Por todas partes gente inteligente, bien formada y cabal es capaz, por poner otro ejemplo, de votar a un mentiroso compulsivo como Donald Trump y quedarse tan ancha. Casi setenta millones de norteamericanos lo han hecho y no se trata, como a veces se oye por ahí, de que todos sean mentecatos o rednecks analfabetos de gatillo fácil. La realidad es siempre más compleja que los prejuicios. Algunos de sus votantes están convencidos de que ese venerable anciano de Scranton (Pensilvania) llamado Joe Biden es un émulo de Lenin presto a iniciar la revolución del proletariado. Otros... vaya usted a saber que carajo piensan, pero es seguro que tienen sus razones, por muy delirantes que nos parezcan a ustedes y a mí. 
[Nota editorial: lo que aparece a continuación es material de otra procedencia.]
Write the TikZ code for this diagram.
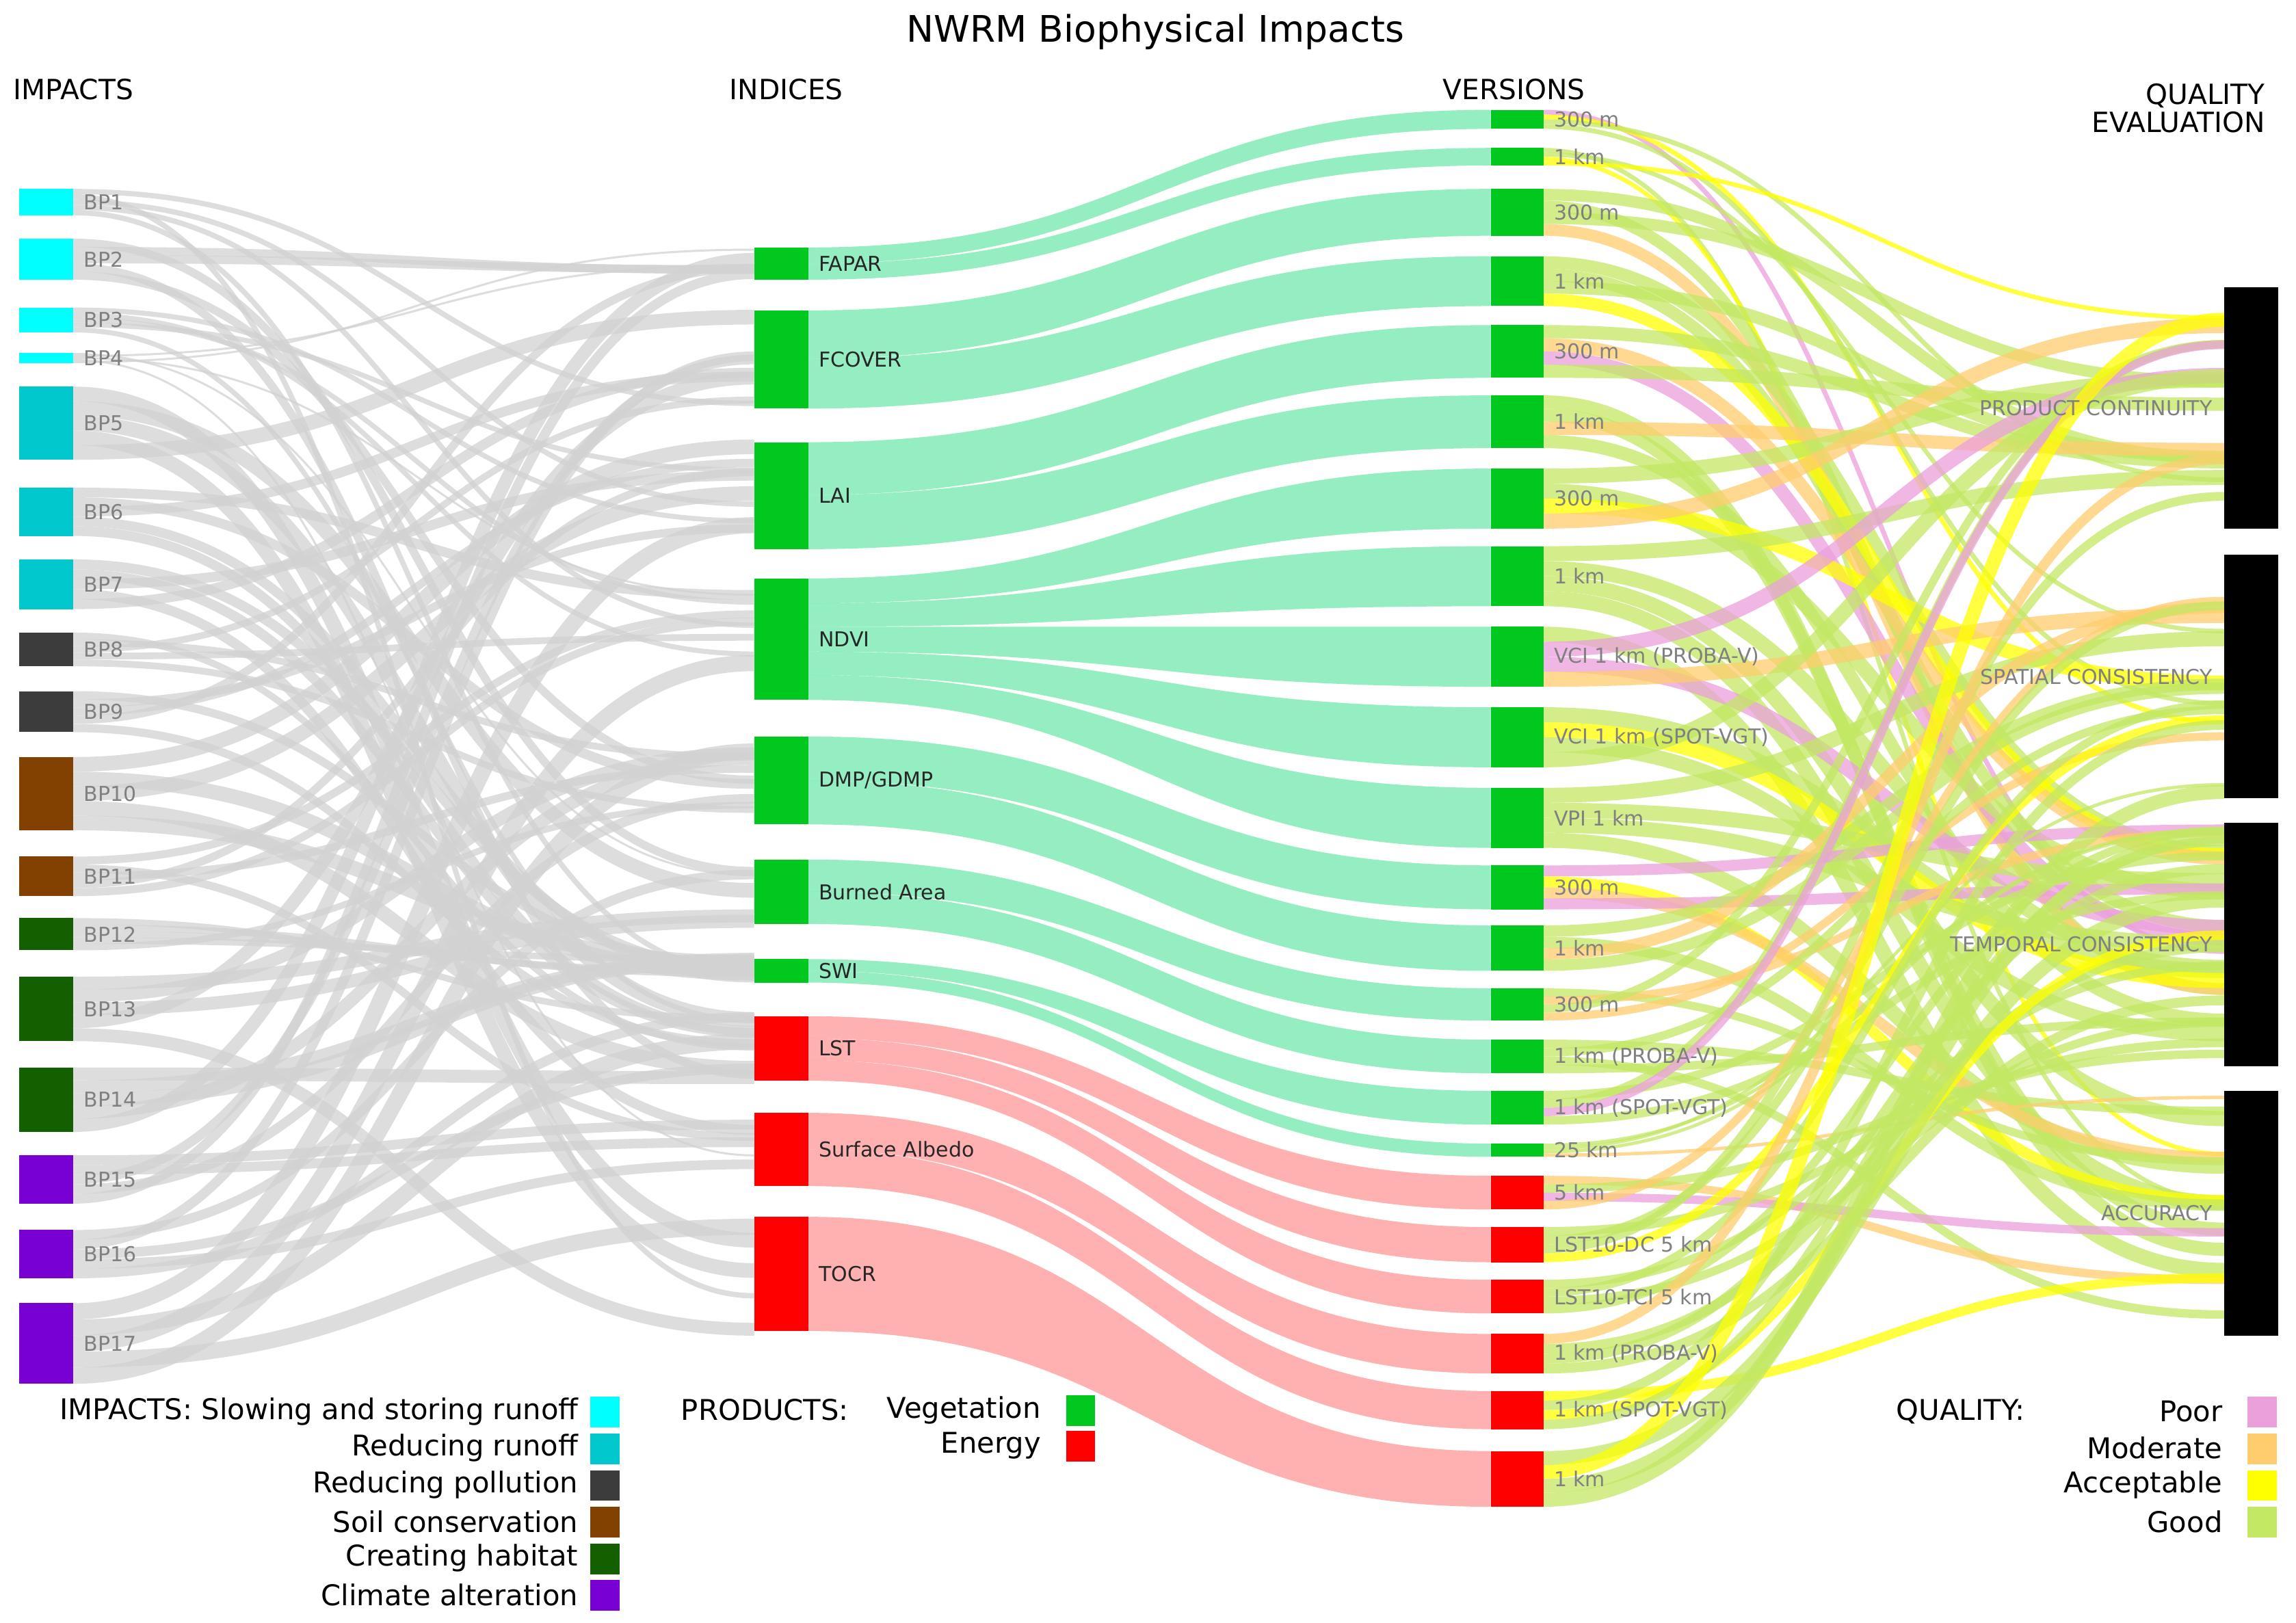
\documentclass[tikz,border=0pt]{standalone}
\usepackage{fontspec}
\setmainfont{DejaVu Sans}
\definecolor{cyA}{RGB}{0,255,255}
\definecolor{cyB}{RGB}{0,200,205}
\definecolor{dg}{RGB}{60,60,60}
\definecolor{br}{RGB}{130,65,0}
\definecolor{gr}{RGB}{20,95,0}
\definecolor{pu}{RGB}{120,0,210}
\definecolor{veg}{RGB}{0,200,30}
\definecolor{en}{RGB}{255,0,0}
\definecolor{mint}{RGB}{0,215,110}
\definecolor{rose}{RGB}{255,70,70}
\definecolor{qpoor}{RGB}{235,160,220}
\definecolor{qmod}{RGB}{255,205,110}
\definecolor{qacc}{RGB}{255,255,0}
\definecolor{qgood}{RGB}{195,232,100}
\newcommand\flow[7]{\fill[#7] (#1,#2) .. controls ({(#1+#4)/2},#2) and ({(#1+#4)/2},#5) .. (#4,#5) -- (#4,#6) .. controls ({(#1+#4)/2},#6) and ({(#1+#4)/2},#3) .. (#1,#3) -- cycle;}
\begin{document}
\begin{tikzpicture}[x=1pt,y=-1pt,
  lab/.style={anchor=west,text=gray,font=\fontsize{14}{14}\selectfont,inner sep=0pt},
  ilab/.style={anchor=west,text=black!85,font=\fontsize{14}{14}\selectfont,inner sep=0pt},
  head/.style={font=\fontsize{19}{19}\selectfont,inner sep=0pt},
  leg/.style={font=\fontsize{19.5}{19.5}\selectfont,inner sep=0pt,anchor=east},
  gl/.style={draw=gray!35,opacity=0.75},
  vb/.style={mint,opacity=0.42},
  rb/.style={rose,opacity=0.42}]
\useasboundingbox (0,0) rectangle (1568,1108);
\fill[white] (0,0) rectangle (1568,1108);
\pgfmathsetseed{11}
\def\idxA{{169,212,302,395,503,587,655,694,760,831}}
\def\idxB{{191,279,375,478,563,631,671,738,810,909}}
% gray impact->index links
\foreach \a/\b in {129/147,163/191,210/227,241/248,264/314,333/366,382/416,432/455,472/500,517/567,585/612,627/649,667/711,729/773,789/822,840/873,890/945}{
  \foreach \k in {0,1,2,3,4}{
    \pgfmathsetmacro\w{(\b-\a)/5}
    \pgfmathsetmacro\ys{\a+(\k+0.5)*\w}
    \pgfmathrandominteger{\j}{0}{9}
    \pgfmathsetmacro\ta{\idxA[\j]}
    \pgfmathsetmacro\tb{\idxB[\j]}
    \pgfmathsetmacro\yt{\ta+rnd*(\tb-\ta)}
    \draw[gl,line width=\w] (50,\ys) .. controls (285,\ys) and (285,\yt) .. (515,\yt);
  }}
% index->version
\flow{552}{169}{180}{1018}{75}{88}{vb}
\flow{552}{180}{191}{1018}{101}{113}{vb}
\flow{552}{212}{245}{1018}{129}{161}{vb}
\flow{552}{245}{279}{1018}{175}{209}{vb}
\flow{552}{302}{338}{1018}{222}{258}{vb}
\flow{552}{338}{375}{1018}{270}{306}{vb}
\flow{552}{395}{412}{1018}{320}{361}{vb}
\flow{552}{412}{428}{1018}{373}{414}{vb}
\flow{552}{428}{445}{1018}{428}{469}{vb}
\flow{552}{445}{461}{1018}{483}{524}{vb}
\flow{552}{461}{478}{1018}{538}{579}{vb}
\flow{552}{503}{533}{1018}{591}{621}{vb}
\flow{552}{533}{563}{1018}{632}{663}{vb}
\flow{552}{587}{609}{1018}{675}{697}{vb}
\flow{552}{609}{631}{1018}{710}{733}{vb}
\flow{552}{655}{663}{1018}{745}{768}{vb}
\flow{552}{663}{671}{1018}{781}{790}{vb}
\flow{552}{694}{709}{1018}{803}{826}{rb}
\flow{552}{709}{724}{1018}{838}{862}{rb}
\flow{552}{724}{738}{1018}{874}{897}{rb}
\flow{552}{760}{785}{1018}{911}{938}{rb}
\flow{552}{785}{810}{1018}{950}{976}{rb}
\flow{552}{831}{909}{1018}{991}{1029}{rb}
% version->quality
\def\qA{{196,379,562,745}}
\def\qB{{361,545,728,912}}
\def\qc{{"qpoor","qmod","qacc","qacc","qgood","qgood","qgood","qgood","qgood","qgood"}}
\foreach \a/\b in {75/88,101/113,129/161,175/209,222/258,270/306,320/361,373/414,428/469,483/524,538/579,591/621,632/663,675/697,710/733,745/768,781/790,803/826,838/862,874/897,911/938,950/976,991/1029}{
  \foreach \k in {0,1,2,3}{
    \pgfmathsetmacro\w{(\b-\a)/4}
    \pgfmathsetmacro\ys{\a+(\k+0.5)*\w}
    \pgfmathrandominteger{\j}{0}{3}
    \pgfmathrandominteger{\c}{0}{9}
    \pgfmathsetmacro\col{\qc[\c]}
    \pgfmathsetmacro\ta{\qA[\j]}
    \pgfmathsetmacro\tb{\qB[\j]}
    \pgfmathsetmacro\yt{\ta+4+rnd*(\tb-\ta-8)}
    \draw[draw=\col,opacity=0.75,line width=\w] (1054,\ys) .. controls (1286,\ys) and (1286,\yt) .. (1519,\yt);
  }}
% impact bars
\foreach \n/\a/\b/\c in {1/129/147/cyA,2/163/191/cyA,3/210/227/cyA,4/241/248/cyA,5/264/314/cyB,6/333/366/cyB,7/382/416/cyB,8/432/455/dg,9/472/500/dg,10/517/567/br,11/585/612/br,12/627/649/gr,13/667/711/gr,14/729/773/gr,15/789/822/pu,16/840/873/pu,17/890/945/pu}{
  \fill[\c] (13,\a) rectangle (50,\b);
  \node[lab] (bp\n) at (57,{(\a+\b)/2}) {BP\n};}
% index bars
\foreach \n/\a/\b/\c/\t in {fa/169/191/veg/FAPAR,fc/212/279/veg/FCOVER,la/302/375/veg/LAI,nd/395/478/veg/NDVI,dm/503/563/veg/DMP\slash GDMP,ba/587/631/veg/Burned Area,sw/655/671/veg/SWI,ls/694/738/en/LST,sa/760/810/en/Surface Albedo,to/831/909/en/TOCR}{
  \fill[\c] (515,\a) rectangle (552,\b);
  \node[ilab] (i\n) at (559,{(\a+\b)/2}) {\t};}
% version bars
\foreach \n/\a/\b/\c/\t in {1/75/88/veg/300 m,2/101/113/veg/1 km,3/129/161/veg/300 m,4/175/209/veg/1 km,5/222/258/veg/300 m,6/270/306/veg/1 km,7/320/361/veg/300 m,8/373/414/veg/1 km,9/428/469/veg/VCI 1 km (PROBA-V),10/483/524/veg/VCI 1 km (SPOT-VGT),11/538/579/veg/VPI 1 km,12/591/621/veg/300 m,13/632/663/veg/1 km,14/675/697/veg/300 m,15/710/733/veg/1 km (PROBA-V),16/745/768/veg/1 km (SPOT-VGT),17/781/790/veg/25 km,18/803/826/en/5 km,19/838/862/en/LST10-DC 5 km,20/874/897/en/LST10-TCI 5 km,21/911/938/en/1 km (PROBA-V),22/950/976/en/1 km (SPOT-VGT),23/991/1029/en/1 km}{
  \fill[\c] (1018,\a) rectangle (1054,\b);
  \node[lab] (v\n) at (1061,{(\a+\b)/2}) {\t};}
% quality bars
\foreach \n/\a/\b/\t in {pc/196/361/PRODUCT CONTINUITY,sc/379/545/SPATIAL CONSISTENCY,tc/562/728/TEMPORAL CONSISTENCY,ac/745/912/ACCURACY}{
  \fill[black] (1519,\a) rectangle (1556,\b);
  \node[lab,anchor=east] (q\n) at (1511,{(\a+\b)/2}) {\t};}
% titles
\node[font=\fontsize{25}{25}\selectfont] (title) at (789,22) {NWRM Biophysical Impacts};
\node[head,anchor=west] (h1) at (9,61) {IMPACTS};
\node[head] (h2) at (537,61) {INDICES};
\node[head] (h3) at (1034,61) {VERSIONS};
\node[head,anchor=east,align=right] (h4) at (1547,74) {QUALITY\\EVALUATION};
% legends
\foreach \y/\t/\c in {964/{IMPACTS: Slowing and storing runoff}/cyA,989/Reducing runoff/cyB,1014/Reducing pollution/dg,1039/Soil conservation/br,1064/Creating habitat/gr,1089/Climate alteration/pu}{
  \node[leg] at (395,\y) {\t};
  \fill[\c] (403,{\y-10}) rectangle (423,{\y+11});}
\node[leg,anchor=west] (pl) at (465,963) {PRODUCTS:};
\node[leg] at (711,963) {Vegetation};
\node[leg] at (711,987) {Energy};
\fill[veg] (728,953) rectangle (748,974);
\fill[en] (728,977) rectangle (748,998);
\node[leg,anchor=west] (ql) at (1295,964) {QUALITY:};
\foreach \y/\t/\c in {964/Poor/qpoor,989/Moderate/qmod,1014/Acceptable/qacc,1039/Good/qgood}{
  \node[leg] at (1518,\y) {\t};
  \fill[\c] (1535,{\y-10}) rectangle (1555,{\y+11});}
\end{tikzpicture}
\end{document}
La estupidez está en todas partes. A tiempo completo en los idiotas y a tiempo parcial en las personas que no lo son. Ninguno de nosotros está exento de ella. Todos tenemos prejuicios, ideas no sustentadas por la evidencia e inclinaciones que hacemos pasar por racionales, pero que en el fondo dependen de rasgos de nuestro carácter de los que apenas sabemos nada, de nuestros temores más profundos y de esos demonios interiores que nunca dejan de susurrarnos al oído. Somos falibles evaluando alternativas y procesando información compleja y en situaciones que exigen tomar distancia con nuestros intereses personales y nuestras propensiones naturales fallamos más que una escopeta de feria.

Dicho lo cual, tanta paz lleves como descanso dejas, amigo Trump y ojalá el destino acabe por depositarte en el lugar que te mereces, que intuyo no andará lejos del depósito de lixiviados de un basurero municipal. Allí estarás como en casa. Ya sé que no te importa, pero te confieso que no echaré ni un poquito de menos esa tez anaranjada y esa quejicosa voz de niño pijo malcriado que no sólo miente sino que, en el colmo de la mendacidad, pretende que los demás se traguen sus mentiras sin pestañear, como esa descomunal y prodigiosa sandez consistente en reclamar en plena jornada electoral que se detenga el recuento justo cuando vas ganando y antes de que la cosa se tuerza. Que pena que no se me he hubiera ocurrido a mi antes ese novedoso procedimiento. Me hubiera venido de perlas la noche en la que no hace mucho el Bayern (ay) nos goleó en la Champions. Que paren el partido y que se decida el resultado tirando una moneda al aire. Stop the match!

Esta noche debería estar triste al constatar una vez más (y mucho me temo que no será la penúltima) el caudal de idiotas que me rodean. Pero en el fondo estoy contento. Muy contento. Contento sin paliativos ni atenuantes. 

Y es por ti, amigo Donald, es por ti.